園客列伝の2 『パン中野選手』


4.パン中野選手のパンはどこから来たか?


千閣乃公園の光速マウンテンバイカー。急用があるわけでもないのにいつも疾走している。おそらく還暦を過ぎた彼のハンドルネームを私はパン中野選手と名づけた。


中野選手の由来は前回の記事に書いたとおりですが、ではパンの由来はなにか。これは実はフライパンから来ています。これまで3回のお話の中で、私はパン中野選手をこんなふうに形容してきた。


なにか光るものが近付いてきたな。思った瞬間、シュッという音だけを残して私とすれ違っていった。

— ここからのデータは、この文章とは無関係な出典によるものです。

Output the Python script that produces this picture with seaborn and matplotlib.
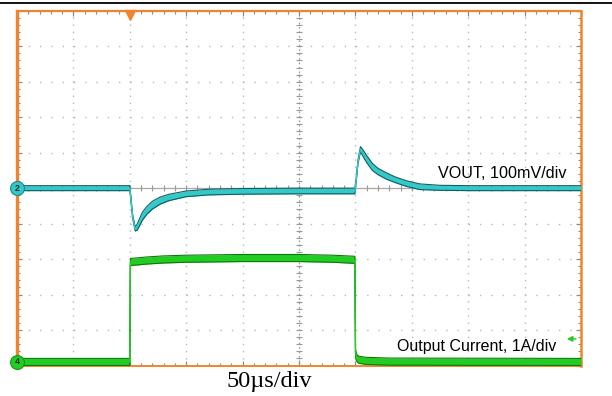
import numpy as np
import pandas as pd
import matplotlib
matplotlib.use("Agg")
import matplotlib.pyplot as plt
import seaborn as sns
from matplotlib.ticker import MultipleLocator

# ---------------- data (read from the scope capture) ----------------
# time axis in microseconds (50 us/div, 10 divisions)
vout_t = [0, 100, 100.8, 102.5, 104.8, 106.5, 108.5, 111, 115, 120, 127, 135,
          150, 170, 200, 250, 299.5, 300.6, 302.3, 304.5, 306.5, 310, 315, 320,
          327, 335, 345, 357, 375, 400, 450, 500]
# VOUT deviation in mV (100 mV/div)
vout_mv = [0, 0, -25, -80, -115, -110, -97, -80, -63, -48, -35, -26,
           -16, -11, -9, -8, -8, 20, 75, 110, 100, 82, 60, 47,
           35, 24, 13, 4, 1, 0, 0, 0]
# half-width of the VOUT noise band in mV
vout_band_mv = [7, 7, 5, 5, 6, 8, 10, 11, 11, 11, 10, 9,
                8, 8, 8, 8, 8, 5, 5, 7, 9, 10, 10, 9,
                9, 8, 8, 8, 7, 7, 7, 7]

cur_t = [0, 100, 100.5, 105, 115, 130, 150, 200, 250, 280, 299.5, 300.1,
         301, 303, 310, 330, 500]
# Output current in A (1 A/div)
cur_a = [0, 0, 2.82, 2.83, 2.86, 2.89, 2.91, 2.93, 2.93, 2.91, 2.88, 0.25,
         0.12, 0.06, 0.03, 0.01, 0]

vout_label = "VOUT, 100mV/div"
cur_label = "Output Current, 1A/div"
time_label = "50\u00b5s/div"

VOUT_SCALE = 100.0   # mV per division
VOUT_OFFSET = 0.0    # divisions
CUR_SCALE = 1.0      # A per division
CUR_OFFSET = -4.9    # divisions
TRIG_T = 100.0
TRIG_LEVEL_A = 0.65

# ---------------- style ----------------
sns.set_style("white")
plt.rcParams["font.family"] = ["Liberation Sans", "DejaVu Sans"]
plt.rcParams["lines.scale_dashes"] = False

W, H = 612, 396
fig = plt.figure(figsize=(W / 100, H / 100), dpi=100)
left, right, top, bottom = 17, 581, 10.8, 365.5
ax = fig.add_axes([left / W, 1 - bottom / H, (right - left) / W, (bottom - top) / H])
ax.set_xlim(0, 500)
ax.set_ylim(-5, 5)

orange = "#F0842C"
cyan = "#35C8C8"
cyan_dark = "#0E5E62"
green = "#22CC22"
green_dark = "#0B7A0B"

# grid: dotted lines with dots at minor-division spacing
px_per_div_x = (right - left) / 10
px_per_div_y = (bottom - top) / 10
ax.xaxis.set_major_locator(MultipleLocator(50))
ax.xaxis.set_minor_locator(MultipleLocator(10))
ax.yaxis.set_major_locator(MultipleLocator(1))
ax.yaxis.set_minor_locator(MultipleLocator(0.2))
gap_v = px_per_div_y / 5 * 0.72
gap_h = px_per_div_x / 5 * 0.72
ax.grid(axis="x", which="major", color="#b8b8b8", lw=1.0, linestyle=(0, (1.0, gap_v - 1.0)))
ax.grid(axis="y", which="major", color="#b8b8b8", lw=1.0, linestyle=(0, (1.0, gap_h - 1.0)))
ax.set_axisbelow(True)

ax.tick_params(which="both", direction="in", top=True, right=True, bottom=True, left=True,
               labelbottom=False, labelleft=False, color="#8a8a8a")
ax.tick_params(which="major", length=3.5, width=0.9)
ax.tick_params(which="minor", length=2.0, width=0.8)

for side, lw in [("left", 2.4), ("right", 1.8), ("top", 1.6), ("bottom", 1.4)]:
    ax.spines[side].set_color(orange)
    ax.spines[side].set_linewidth(lw)
    ax.spines[side].set_visible(True)

# centre cross-hair with small tick marks
ax.axhline(0, color="#aaa8a0", lw=0.9, zorder=1)
ax.axvline(250, color="#999999", lw=0.9, linestyle=(0, (1.2, 2.0)), zorder=1)
mx = np.arange(0, 501, 10)
ax.plot(mx, np.zeros_like(mx, dtype=float), ls="none", marker="|", ms=4, mew=0.8,
        color="#999999", zorder=1)
my = np.arange(-5, 5.01, 0.2)
ax.plot(np.full_like(my, 250), my, ls="none", marker="_", ms=4, mew=0.8,
        color="#999999", zorder=1)

# ---------------- traces ----------------
vdf = pd.DataFrame({"t": vout_t, "div": np.array(vout_mv) / VOUT_SCALE + VOUT_OFFSET,
                    "half": np.array(vout_band_mv) / VOUT_SCALE})
cdf = pd.DataFrame({"t": cur_t, "div": np.array(cur_a) / CUR_SCALE + CUR_OFFSET,
                    "half": 0.10})

def draw_trace(df, color, dark):
    t = df["t"].to_numpy()
    y = df["div"].to_numpy()
    half = df["half"].to_numpy()
    ax.fill_between(t, y - half, y + half, color=color, lw=0, zorder=3)
    ax.plot(t, y - half, color=dark, lw=0.8, zorder=4)
    ax.plot(t, y + half, color=dark, lw=0.8, zorder=4)
    sns.lineplot(data=df, x="t", y="div", ax=ax, color=color, lw=1.0, zorder=5)

draw_trace(cdf, green, green_dark)
draw_trace(vdf, cyan, cyan_dark)
ax.set_xlabel("")
ax.set_ylabel("")

# channel markers
ax.plot([0], [VOUT_OFFSET], marker="o", ms=10, color=cyan, mec="#1a8c8c", mew=0.8,
        clip_on=False, zorder=6)
ax.text(0, VOUT_OFFSET, "2", ha="center", va="center", fontsize=6.5, fontweight="bold",
        color="#103030", zorder=7, clip_on=False)
ax.plot([0], [CUR_OFFSET], marker="o", ms=10, color=green, mec="#119911", mew=0.8,
        clip_on=False, zorder=6)
ax.text(0, CUR_OFFSET, "4", ha="center", va="center", fontsize=6.5, fontweight="bold",
        color="#103010", zorder=7, clip_on=False)

# trigger position marker (top) and trigger level arrow (right)
ax.plot([TRIG_T], [4.88], marker="v", ms=7, color=orange, clip_on=False, zorder=6)
lvl = CUR_OFFSET + TRIG_LEVEL_A / CUR_SCALE
ax.annotate("", xy=(485, lvl), xytext=(498, lvl),
            arrowprops=dict(arrowstyle="-|>", color=green, lw=1.0, mutation_scale=8),
            zorder=6)

# ---------------- labels ----------------
fig.text(438 / W, 1 - 173 / H, vout_label, ha="left", va="center", fontsize=11.6, color="black")
fig.text(397 / W, 1 - 347 / H, cur_label, ha="left", va="center", fontsize=11.5, color="black")
fig.text(269 / W, 1 - 381 / H, time_label, ha="center", va="center", fontsize=17.5,
         family=["Liberation Serif", "DejaVu Serif"], color="black")

fig.add_artist(plt.Line2D([0, 1], [1 - 3 / H, 1 - 3 / H], color="black", lw=1.3,
                          transform=fig.transFigure))

fig.savefig("out.png", dpi=100)
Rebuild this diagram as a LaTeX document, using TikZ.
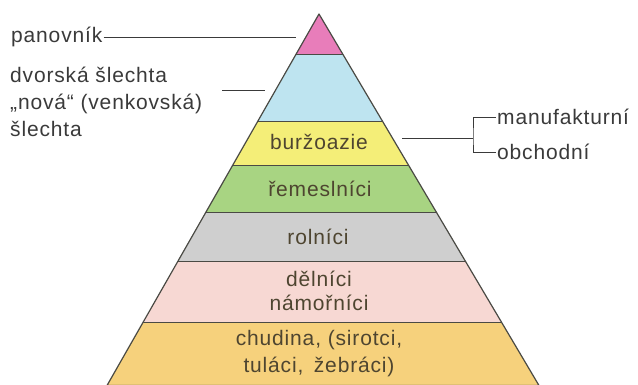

パン中野選手の魅力は顔ではない。その神速。光。肌色のヘルメット。

なにしろ光速。かにしろ高速な人・・・


勘のいい読者ならとっくに分かっていたはずです。そう、パン中野選手の頭には髪の毛と呼べるものが一本もない。ユル・ブリンナー 型の頭です。



ユル・ブリンナーと違うのは、パン中野選手は未練がましく髪の毛を後頭部に残している点だ。しかしフツーの人が帽子を乗せる部分には無駄なものが一切ない。実に機能的な頭です。叩いたり擦ったりするには実に都合よくできている。よく蠅が滑ると言いますが、蠅が滑るだけじゃない。滑って転んで見事な尻餅をつくような頭です。


そのうえに、後頭部に残った髪の毛をまとめて縛ってある。チョンマゲが首の後ろに突き出したような格好になっている。一目、把手を後ろにした中華鍋を目深にかぶったような頭です。